Un hommage mérité à la « femme poésie» à l’occasion de ses 95 ans
Pierre Jeanneret | Corinne Renevey a consacré un livre chaleureux à Mousse Boulanger, qui a joué un rôle considérable dans la vie culturelle en Suisse romande et au-delà. De son vrai nom Berthe Neuenschwander, elle est née en 1926 à Boncourt en Ajoie. Elle est en partie issue d’une famille d’anabaptistes bernois qui a dû s’exiler en Alsace, puis est revenue en Suisse dans le Jura. Mais la foi profonde de sa jeunesse l’abandonnera. Son père travaille comme mécanicien dans la fabrique de cigarettes Burrus, qui domine économiquement la région. La famille, aimante, a sept enfants. Berthe – mais appelons-la dès maintenant Mousse à l’image de ces végétaux qu’elle aime – vit une enfance heureuse, en contact étroit avec la nature, les oiseaux, les plantes, qu’elle exaltera plus tard dans sa poésie, avec simplicité et sans affèterie. Son adolescence se déroule pendant la guerre. Elle fréquente le gymnase de Porrentruy. Elle travaille ensuite à Bâle puis à Londres, où elle acquiert une conscience politique très à gauche. Elle adhère rapidement, à Genève, au Parti du Travail, dont elle sera une militante active. Elle est encore aujourd’hui une fidèle du POP vaudois. « Toute jeune déjà, elle aimait par-dessus tout la liberté, source de toute poésie », comme le dira un de ses amis dans une pièce radiophonique.
En 1953, alors qu’elle est à Yverdon avec une troupe théâtrale, elle fait la rencontre de l’homme de sa vie : c’est Pierre Hostettler, comédien, diseur et mime, qui a pris le nom d’artiste de Pierre Boulanger (comme le métier de son père).

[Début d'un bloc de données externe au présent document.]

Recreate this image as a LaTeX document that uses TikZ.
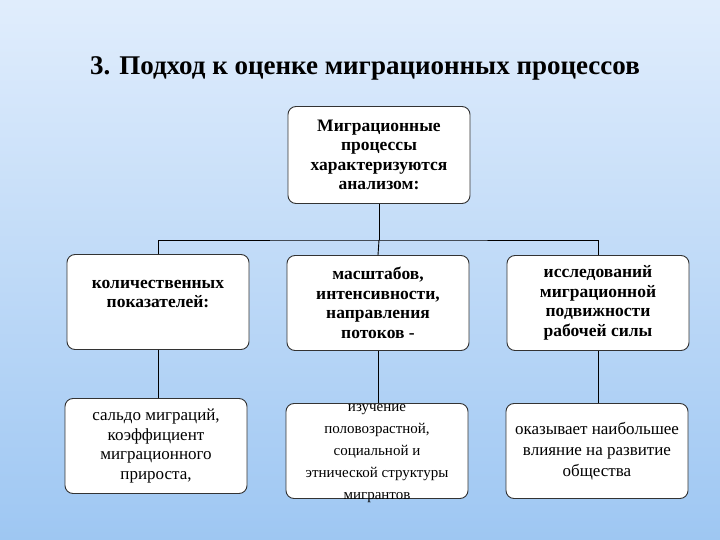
\documentclass[tikz,border=0pt]{standalone}
\usepackage{fontspec}
\setmainfont{Liberation Serif}
\begin{document}
\begin{tikzpicture}[x=1pt,y=-1pt,
  box/.style={draw=black!80,line width=0.9pt,fill=white,rounded corners=8pt,minimum width=182pt,minimum height=95pt,inner sep=1pt,align=center,font=\bfseries\fontsize{17.5}{19.5}\selectfont},
  lbox/.style={box,font=\fontsize{17}{19.5}\selectfont},
  conn/.style={line width=0.9pt,black}]
\shade[top color={rgb,1:red,0.88;green,0.93;blue,0.99},bottom color={rgb,1:red,0.62;green,0.78;blue,0.95}] (0,0) rectangle (720,540);
\useasboundingbox (0,0) rectangle (720,540);
\node[font=\bfseries\fontsize{27}{30}\selectfont] (title) at (365,68) {3. Подход к оценке миграционных процессов};
\node[box,minimum height=97pt] (top) at (379,155) {Миграционные\\процессы\\характеризуются\\анализом:};
\node[box] (a) at (158,302) {};
\node[box,draw=none,fill=none] (at) at (158,294) {количественных\\показателей:};
\node[box] (b) at (378,303) {масштабов,\\интенсивности,\\направления\\потоков -};
\node[box] (c) at (598,303) {исследований\\миграционной\\подвижности\\рабочей силы};
\node[lbox] (d) at (156,446) {сальдо миграций,\\коэффициент\\миграционного\\прироста,};
\node[box] (e) at (377,451) {};
\node[lbox,draw=none,fill=none,font=\fontsize{15}{22}\selectfont] (et) at (377,454) {изучение\\половозрастной,\\социальной и\\этнической структуры\\мигрантов};
\node[lbox,font=\fontsize{17}{21}\selectfont] (f) at (597,451) {оказывает наибольшее\\влияние на развитие\\общества};
\coordinate (j) at (379,240);
\draw[conn] (top.south) -- (j);
\draw[conn] (a.north) |- (j) -| (c.north);
\draw[conn] (j) -- (b.north);
\draw[conn] (a.south) -- (a.south |- d.north);
\draw[conn] (b.south) -- (b.south |- e.north);
\draw[conn] (c.south) -- (c.south |- f.north);
\end{tikzpicture}
\end{document}
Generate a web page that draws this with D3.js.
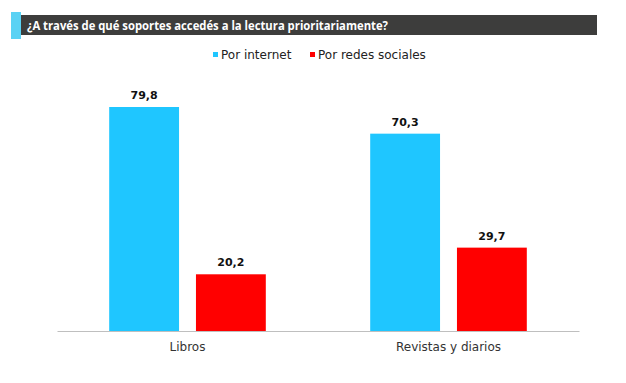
<!DOCTYPE html>
<head>
    <script src="https://d3js.org/d3.v7.min.js"></script>
    <style>
        body { margin: 0; background: #fff; }
        text { font-family: "DejaVu Sans", sans-serif; }
    </style>
</head>
<body>
    <script>
        // Data
        var categories = ["Libros", "Revistas y diarios"];
        var series = ["Por internet", "Por redes sociales"];
        var internetValues = [79.8, 70.3];
        var redesValues = [20.2, 29.7];
        var colors = ["#1fc6ff", "#ff0000"];
        var title = "¿A través de qué soportes accedés a la lectura prioritariamente?";

        var width = 626, height = 383;
        var svg = d3.select("body").append("svg")
            .attr("width", width)
            .attr("height", height);

        // Title bar with cyan accent
        svg.append("rect").attr("x", 21).attr("y", 15).attr("width", 576).attr("height", 20).attr("fill", "#3d3d3c");
        svg.append("rect").attr("x", 11).attr("y", 12).attr("width", 10).attr("height", 27).attr("fill", "#5ad2f4");
        svg.append("text")
            .attr("x", 27).attr("y", 29.5)
            .attr("fill", "#fff")
            .style("font-family", "'Open Sans', sans-serif")
            .style("font-size", "11.5px").style("font-weight", "bold")
            .attr("textLength", 361).attr("lengthAdjust", "spacingAndGlyphs")
            .text(title);

        // Scales
        var x0 = d3.scaleBand().domain(categories).range([57, 579]);
        var bw = x0.bandwidth();
        var x1 = d3.scaleBand().domain(series).range([bw * 0.2, bw * 0.8]).paddingInner(0.195);
        var y = d3.scaleLinear().domain([0, 100]).range([331, 50.3]);

        var rows = categories.map(function (c, i) {
            return { cat: c, values: [internetValues[i], redesValues[i]] };
        });

        var groups = svg.selectAll("g.group").data(rows).enter().append("g")
            .attr("class", "group")
            .attr("transform", function (d) { return "translate(" + x0(d.cat) + ",0)"; });

        groups.selectAll("rect").data(function (d) {
            return d.values.map(function (v, j) { return { s: series[j], v: v, j: j }; });
        }).enter().append("rect")
            .attr("x", function (d) { return x1(d.s); })
            .attr("y", function (d) { return y(d.v); })
            .attr("width", x1.bandwidth())
            .attr("height", function (d) { return y(0) - y(d.v); })
            .attr("fill", function (d) { return colors[d.j]; });

        // Value labels
        groups.selectAll("text.val").data(function (d) {
            return d.values.map(function (v, j) { return { s: series[j], v: v }; });
        }).enter().append("text")
            .attr("class", "val")
            .attr("x", function (d) { return x1(d.s) + x1.bandwidth() / 2; })
            .attr("y", function (d) { return y(d.v) - 8; })
            .attr("text-anchor", "middle")
            .attr("fill", "#111")
            .style("font-size", "11px").style("font-weight", "bold")
            .text(function (d) { return d3.format(".1f")(d.v).replace(".", ","); });

        // X axis
        var xAxis = svg.append("g")
            .attr("transform", "translate(0,331)")
            .call(d3.axisBottom(x0).tickSize(0).tickPadding(11));
        xAxis.select(".domain").attr("stroke", "#bfbfbf").attr("stroke-width", 1);
        xAxis.selectAll("text")
            .attr("fill", "#333")
            .style("font-size", "12px")
            .style("font-family", "DejaVu Sans, sans-serif");

        // Legend
        var legendX = [213, 310];
        var legend = svg.selectAll("g.legend").data(series).enter().append("g")
            .attr("class", "legend")
            .attr("transform", function (d, i) { return "translate(" + legendX[i] + ",52)"; });
        legend.append("rect").attr("width", 5).attr("height", 5)
            .attr("fill", function (d, i) { return colors[i]; });
        legend.append("text")
            .attr("x", 8).attr("y", 7)
            .attr("fill", "#222")
            .style("font-size", "12px")
            .text(function (d) { return d; });
    </script>
</body>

Entre eux naissent un grand amour et une intense complicité artistique, qui durera jusqu’à la mort prématurée de Pierre. Une bonne partie du livre permet aussi de mieux connaître cet homme attachant et cet artiste prodigieusement inventif. Ils auront ensemble un fils, Grégoire, lui-même poète et photographe. En 1955, ils lancent ensemble, sur les ondes de la Radio romande, l’émission radiophonique de Marchands d’images, où ils disent des textes de Hugo, Nerval, Supervielle, Apollinaire, Ramuz, Eluard et bien d’autres. Puis s’enchaînent les émissions et les créations, si nombreuses qu’il serait vain de vouloir les nommer toutes ici ! A côté de ses recueils de poèmes, Mousse Boulanger a écrit aussi des contes pour enfants, des nouvelles et des romans. En 1960, le couple s’installe dans le village de Mézières, près du Théâtre du Jorat, aussi appelé la Grange Sublime. Ils se lient d’amitié avec le grand poète Gustave Roud. Ils font aussi des tournées à l’étranger, notamment en Bulgarie. Ils sont les premiers Suisses à être invités au Festival d’Avignon. Pour Mousse, la poésie et le théâtre sont des arts populaires qui ne doivent pas être réservés à une poignée de privilégiés. Ils participent de son profond humanisme et sont liés à son engagement politique.
En 1978, coup de tonnerre : Pierre Boulanger meurt brutalement d’une amibiase, suite à un séjour au Sénégal. Effondrée, Mousse remonte pourtant un mois après sur les planches. Elle s’engage dans le syndicat Syndicom. Elle défend les droits d’auteur, à la tête de ProLitteris. Mais surtout, elle multiplie les activités créatrices.
La biographie de Corinne Renevey témoigne aussi de conflits, notamment avec Jacques Chessex, ou à propos de la succession littéraire de Gustave Roud. On ne s’étonnera pas outre mesure du fait que Mousse Boulanger a été longtemps snobée par le milieu universitaire… Elle mérite enfin d’être reconnue, avec son mari, à sa juste valeur, et pour son apport important à la poésie, au théâtre, à la radio, en un mot à la vie culturelle en Suisse et en Europe. Ce livre plein d’empathie y contribue.
Corinne Renevey, Mousse Boulanger.
Femme poésie : une biographie, Vevey, Ed . de L’Aire , 2021, 239 p.